Al ventesimo del secondo tempo, l’esterno destro dello United si invola sulla fascia, facendo secchi i due vecchi difensori avversari. Con un doppio passo veloce come chi ha sangue caldo e voglia di scappare da un piccolo paese affogato nel nulla nebbioso, il laterale ““ “‘l’ala’ l’avrebbero chiamato i vecchi che da quelle parti di calcio ne avevano visto passare tanto – disegna una parabola tesa e precisa al centro dell’area. Come un falco il centravanti segue la traiettoria, si sgancia da tutte le marcature ed impatta al volo. Ma qualcosa va storto: il mondo deve aver singhiozzato in quell’istante infinitesimale, perchè il pallone viene clamorosamente svirgolato, terminando la sua corsa sbilenca tra le braccia stupite di un giovane raccattapalle sul fallo laterale opposto.

Per un tifoso la cosa peggiore è un urlo strozzato in gola. Credetemi, non c’è nulla di più frustrante. Allo stesso modo, quel grido che stava per esplodere all’arrivo del terzo disco dei Frightened Rabbit, è evaporato in una sontuosa bestemmia.

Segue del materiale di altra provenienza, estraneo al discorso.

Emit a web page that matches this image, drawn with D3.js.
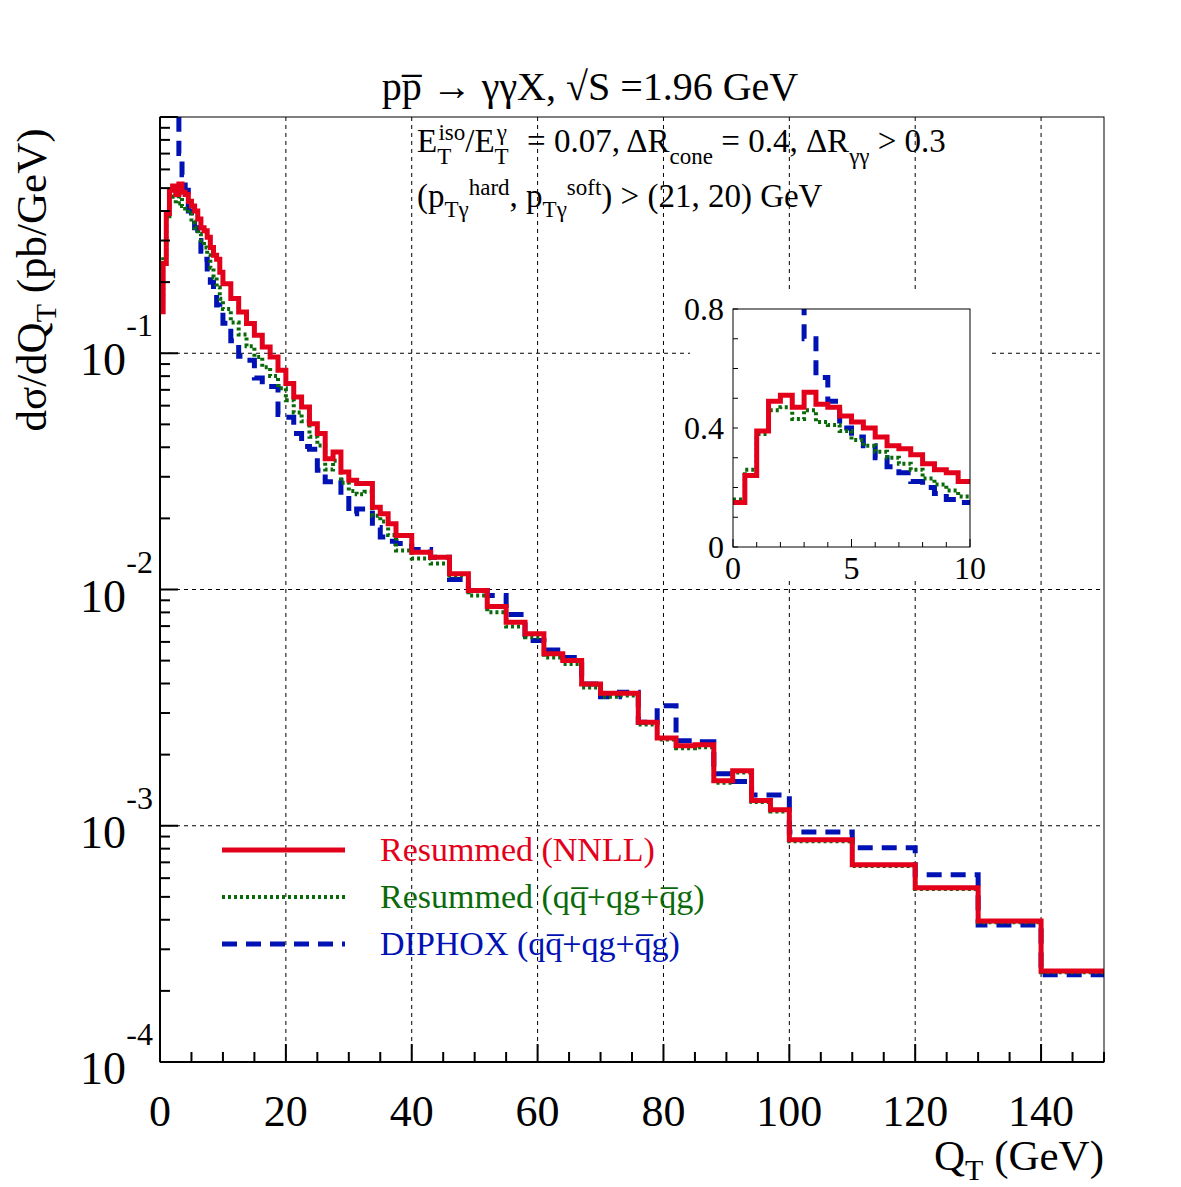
<!DOCTYPE html>
<html><head><meta charset="utf-8">
<script src="https://cdn.jsdelivr.net/npm/d3@7"></script>
<style>body{margin:0;background:#fff}svg{font-family:"Liberation Serif","DejaVu Serif",serif}</style>
</head><body><svg id="c" width="1181" height="1187"></svg>
<script>
// bin edges (GeV)
const edgesLow = [0,0.5,1,1.5,2,2.5,3,3.5,4,4.5,5,5.5,6,6.5,7,7.5,8,8.5,9,9.5,10];
const edgesMid = [11.25,12.5,13.75,15,16.25,17.5,18.75,20,21.25,22.5,23.75,25,26.25,27.5,28.75,30,31.25,32.5,33.75,35,36.25,37.5];
const edgesHigh = [40,43,46,49,52,55,58,61,64,67,70,73,76,79,82,85,88,91,94,97,100,110,120,130,140,150];
// series values per bin
const redLow = [0.15,0.24,0.39,0.49,0.51,0.47,0.52,0.48,0.47,0.44,0.42,0.40,0.37,0.34,0.33,0.31,0.28,0.26,0.25,0.22];
const greenLow = [0.16,0.26,0.38,0.46,0.47,0.43,0.46,0.42,0.41,0.39,0.36,0.34,0.32,0.30,0.28,0.26,0.23,0.21,0.19,0.17];
const blueLow = [null,null,null,null,null,5,0.70,0.57,0.49,0.40,0.37,0.34,0.30,0.27,0.25,0.22,0.20,0.18,0.16,0.15];
const redMid = [0.197,0.1706,0.1496,0.1336,0.1191,0.1064,0.0965,0.0847,0.0744,0.0653,0.0592,0.0503,0.0457,0.0358,0.0382,0.0314,0.0290,0.0281,0.0281,0.0223,0.0209,0.0190];
const greenMid = [0.154,0.135,0.120,0.107,0.0965,0.0872,0.0801,0.0711,0.0632,0.0562,0.0515,0.0443,0.0407,0.0322,0.0351,0.0283,0.0261,0.0253,0.0259,0.0205,0.0194,0.0170];
const blueMid = [0.134,0.113,0.0972,0.0935,0.0786,0.0724,0.0724,0.0551,0.0536,0.0457,0.0403,0.0392,0.0320,0.0286,0.0290,0.0251,0.0209,0.0219,0.0219,0.0183,0.0167,0.0160];
const redHigh = [0.01694,0.01439,0.01371,0.01166,0.00990,0.00848,0.00727,0.00649,0.00534,0.00500,0.00398,0.00364,0.00364,0.00274,0.00235,0.00218,0.00220,0.00155,0.00171,0.00128,0.00117,0.000873,0.000684,0.000546,0.000395,0.000243];
const greenHigh = [0.01463,0.01353,0.01288,0.01146,0.00944,0.00802,0.00697,0.00628,0.00516,0.00484,0.00385,0.00352,0.00356,0.00268,0.00232,0.00213,0.00215,0.00152,0.00168,0.00126,0.00115,0.00086,0.000675,0.00054,0.00039,0.00024];
const blueHigh = [0.01567,0.01477,0.01371,0.01102,0.00990,0.00944,0.00783,0.00608,0.00555,0.00516,0.00398,0.00352,0.00367,0.00274,0.00322,0.00229,0.00227,0.00166,0.00154,0.00135,0.00135,0.00094,0.000807,0.00062,0.00038,0.000234];
const xTicks = [0,20,40,60,80,100,120,140];
const yDecades = [-4,-3,-2,-1];
const insetXTicks = [0,5,10];
const insetYTicks = [0,0.4,0.8];
const legendLabels = ["Resummed (NNLL)","Resummed (qq\u0305+qg+q\u0305g)","DIPHOX (qq\u0305+qg+q\u0305g)"];

const edges = [...edgesLow, ...edgesMid, ...edgesHigh];
const series = [
 {name:"red", vals:[...redLow,...redMid,...redHigh], color:"#e3001b", w:5, dash:null},
 {name:"green", vals:[...greenLow,...greenMid,...greenHigh], color:"#0a6a0a", w:4, dash:"3,3"},
 {name:"blue", vals:[...blueLow,...blueMid,...blueHigh], color:"#0012b4", w:5, dash:"15,9"}
];
const insetEdges = edgesLow;

const svg = d3.select("#c");
const L=160,R=1104,T=117,B=1062;
const x = d3.scaleLinear().domain([0,150]).range([L,R]);
const y = d3.scaleLog().domain([1e-4,1]).range([B,T]);

const grid = svg.append("g").attr("stroke","#000").attr("stroke-width",1).attr("stroke-dasharray","4,4");
xTicks.slice(1).forEach(t=>grid.append("line").attr("x1",x(t)).attr("x2",x(t)).attr("y1",T).attr("y2",B));
yDecades.slice(1).forEach(d=>grid.append("line").attr("x1",L).attr("x2",R).attr("y1",y(Math.pow(10,d))).attr("y2",y(Math.pow(10,d))));

svg.append("defs").html(`<clipPath id="cp"><rect x="${L}" y="${T}" width="${R-L}" height="${B-T}"/></clipPath><clipPath id="cpi"><rect x="733" y="309" width="237" height="238"/></clipPath>`);

function stepPts(ed, vals){
  const pts = vals.map((v,i)=>[ed[i],v]);
  pts.push([ed[vals.length], vals[vals.length-1]]);
  return pts;
}
const gCurves = svg.append("g").attr("clip-path","url(#cp)");
series.slice().reverse().forEach(s=>{
  const line = d3.line().defined(d=>d[1]!=null).curve(d3.curveStepAfter).x(d=>x(d[0])).y(d=>y(d[1]));
  gCurves.append("path").attr("d",line(stepPts(edges,s.vals))).attr("fill","none")
   .attr("stroke",s.color).attr("stroke-width",s.w).attr("stroke-dasharray",s.dash);
});

svg.append("rect").attr("x",L).attr("y",T).attr("width",R-L).attr("height",B-T).attr("fill","none").attr("stroke","#000").attr("stroke-width",1);
svg.append("line").attr("x1",L).attr("x2",R).attr("y1",B).attr("y2",B).attr("stroke","#000").attr("stroke-width",2);
svg.append("line").attr("x1",L).attr("x2",L).attr("y1",T).attr("y2",B).attr("stroke","#000").attr("stroke-width",2);
const tk = svg.append("g").attr("stroke","#000").attr("stroke-width",2);
d3.range(0,151,5).forEach(t=>{const len = t%20===0?18:10; tk.append("line").attr("x1",x(t)).attr("x2",x(t)).attr("y1",B).attr("y2",B-len);});
yDecades.concat([0]).forEach(d=>{
  tk.append("line").attr("x1",L).attr("x2",L+18).attr("y1",y(Math.pow(10,d))).attr("y2",y(Math.pow(10,d)));
  if(d<0) for(let m=2;m<=9;m++){const v=m*Math.pow(10,d); tk.append("line").attr("x1",L).attr("x2",L+10).attr("y1",y(v)).attr("y2",y(v));}
});
xTicks.forEach(t=>svg.append("text").attr("x",x(t)).attr("y",1126).attr("text-anchor","middle").attr("font-size",44).text(t));
yDecades.forEach(d=>{
  const yy=y(Math.pow(10,d));
  svg.append("text").attr("x",126).attr("y",yy+22).attr("text-anchor","end").attr("font-size",46).text("10");
  svg.append("text").attr("x",153).attr("y",yy-17).attr("text-anchor","end").attr("font-size",32).text(String(d));
});
const xt = svg.append("text").attr("x",1104).attr("y",1170).attr("text-anchor","end").attr("font-size",43);
xt.append("tspan").text("Q");xt.append("tspan").attr("font-size",30).attr("dy",10).text("T");xt.append("tspan").attr("dy",-10).text(" (GeV)");
const yt = svg.append("text").attr("transform","translate(46,280) rotate(-90)").attr("text-anchor","middle").attr("font-size",43);
yt.append("tspan").text("dσ/dQ");yt.append("tspan").attr("font-size",30).attr("dy",10).text("T");yt.append("tspan").attr("dy",-10).text(" (pb/GeV)");

svg.append("text").attr("x",590).attr("y",100).attr("text-anchor","middle").attr("font-size",40).text("pp\u0305 \u2192 γγX, √S =1.96 GeV");
const a1 = svg.append("text").attr("x",417).attr("y",152).attr("font-size",33);
a1.append("tspan").text("E");a1.append("tspan").attr("font-size",23).attr("dy",12).text("T");a1.append("tspan").attr("font-size",23).attr("dy",-24).attr("dx",-12).text("iso");
a1.append("tspan").attr("dy",12).text("/E");a1.append("tspan").attr("font-size",23).attr("dy",12).text("T");a1.append("tspan").attr("font-size",23).attr("dy",-24).attr("dx",-12).text("γ");
a1.append("tspan").attr("dy",12).attr("dx",12).text("  = 0.07, ΔR");a1.append("tspan").attr("font-size",23).attr("dy",12).text("cone");
a1.append("tspan").attr("dy",-12).text(" = 0.4, ΔR");a1.append("tspan").attr("font-size",23).attr("dy",12).text("γγ");a1.append("tspan").attr("dy",-12).text(" > 0.3");
const a2 = svg.append("text").attr("x",417).attr("y",207).attr("font-size",33);
a2.append("tspan").text("(p");a2.append("tspan").attr("font-size",23).attr("dy",10).text("Tγ");a2.append("tspan").attr("font-size",23).attr("dy",-22).text("hard");
a2.append("tspan").attr("dy",12).text(", p");a2.append("tspan").attr("font-size",23).attr("dy",10).text("Tγ");a2.append("tspan").attr("font-size",23).attr("dy",-22).text("soft");
a2.append("tspan").attr("dy",12).text(") > (21, 20) GeV");

series.forEach((s,i)=>{
  const ly = 850 + i*47;
  svg.append("line").attr("x1",222).attr("x2",345).attr("y1",ly).attr("y2",ly).attr("stroke",s.color).attr("stroke-width",s.w).attr("stroke-dasharray",s.dash);
  svg.append("text").attr("x",380).attr("y",ly+11).attr("font-size",34).attr("fill",s.color).text(legendLabels[i]);
});

const iL=733,iR=970,iT=309,iB=547;
svg.append("rect").attr("x",690).attr("y",290).attr("width",300).attr("height",290).attr("fill","#fff");
const xi = d3.scaleLinear().domain([0,10]).range([iL,iR]);
const yi = d3.scaleLinear().domain([0,0.8]).range([iB,iT]);
const gi = svg.append("g").attr("clip-path","url(#cpi)");
series.slice().reverse().forEach(s=>{
  const line = d3.line().defined(d=>d[1]!=null).curve(d3.curveStepAfter).x(d=>xi(d[0])).y(d=>yi(Math.min(d[1],2)));
  gi.append("path").attr("d",line(stepPts(insetEdges,s.vals.slice(0,20)))).attr("fill","none")
   .attr("stroke",s.color).attr("stroke-width",s.w).attr("stroke-dasharray",s.dash);
});
svg.append("rect").attr("x",iL).attr("y",iT).attr("width",iR-iL).attr("height",iB-iT).attr("fill","none").attr("stroke","#000").attr("stroke-width",1);
const ti = svg.append("g").attr("stroke","#000").attr("stroke-width",1);
d3.range(0,11,1).forEach(t=>ti.append("line").attr("x1",xi(t)).attr("x2",xi(t)).attr("y1",iB).attr("y2",iB-(t%5===0?8:5)));
d3.range(0,0.81,0.1).forEach(t=>ti.append("line").attr("x1",iL).attr("x2",iL+5).attr("y1",yi(t)).attr("y2",yi(t)));
insetXTicks.forEach(t=>svg.append("text").attr("x",xi(t)).attr("y",579).attr("text-anchor","middle").attr("font-size",32).text(t));
insetYTicks.forEach(t=>svg.append("text").attr("x",724).attr("y",yi(t)+11).attr("text-anchor","end").attr("font-size",32).text(t));
</script></body></html>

E sì, cari lettori, stavolta i conigli impauriti ciccano clamorosamente la prova del nove, scivolano sul più bello, lasciandoci con un amaro in bocca che più amaro non si può.

Abbandonato quel fragile (e meraviglioso) equilibrio che mescolava ruvidezze folk a miasmi elettrici, la band scozzese pare indecisa su che via intraprendere. Ascoltando “The Winter Of Mixed Drinks” sembra d’essere ingabbiati in un unico interminabile stacchetto musicale che farcisce i momenti clou dei più recenti telefilm americani di ambientazione ospedaliera. Quello che era un punto di forza, la trascinante e sbilenca voce di Scott Hutchison, ora diventa un pesante orpello votato al nulla, completamente disfunzionale agli intenti emozionali del band di Selkirk. Più il disco gira nello stereo, più si fa ferma la consapevolezza che la capacità  di scrittura dei precedenti lavori sia affogata in un pantano di asfittico indie-rock modaiolo senz’anima. Le canzoni (se di canzoni vogliamo parlare, poi) mancano di circolarità , iniziano ma sembrano non arrivare mai al dunque, sono shoegaze nell’impostazione, ma non nella sostanza, vorrebbero, ma non possono.

Insomma siamo anni luce lontani da “The Midnight Organ Fight”, da quello scrigno ricolmo di melodie e pathos che splendette tra le grigie nubi di qualche inverno fa. Non c’è traccia, se non a tratti, di quelle atmosfere brucianti di vita e malinconia, di quell’urgenza e voglia di esplodere fragorosamente brulicante nei due dischi precedenti.
A questo giro la delusione è forte, ma un tifoso, un vero tifoso s’intenda, sa anche che la prossima partita sarà  quella del riscatto. Noi, allora, attendiamo fiduciosi.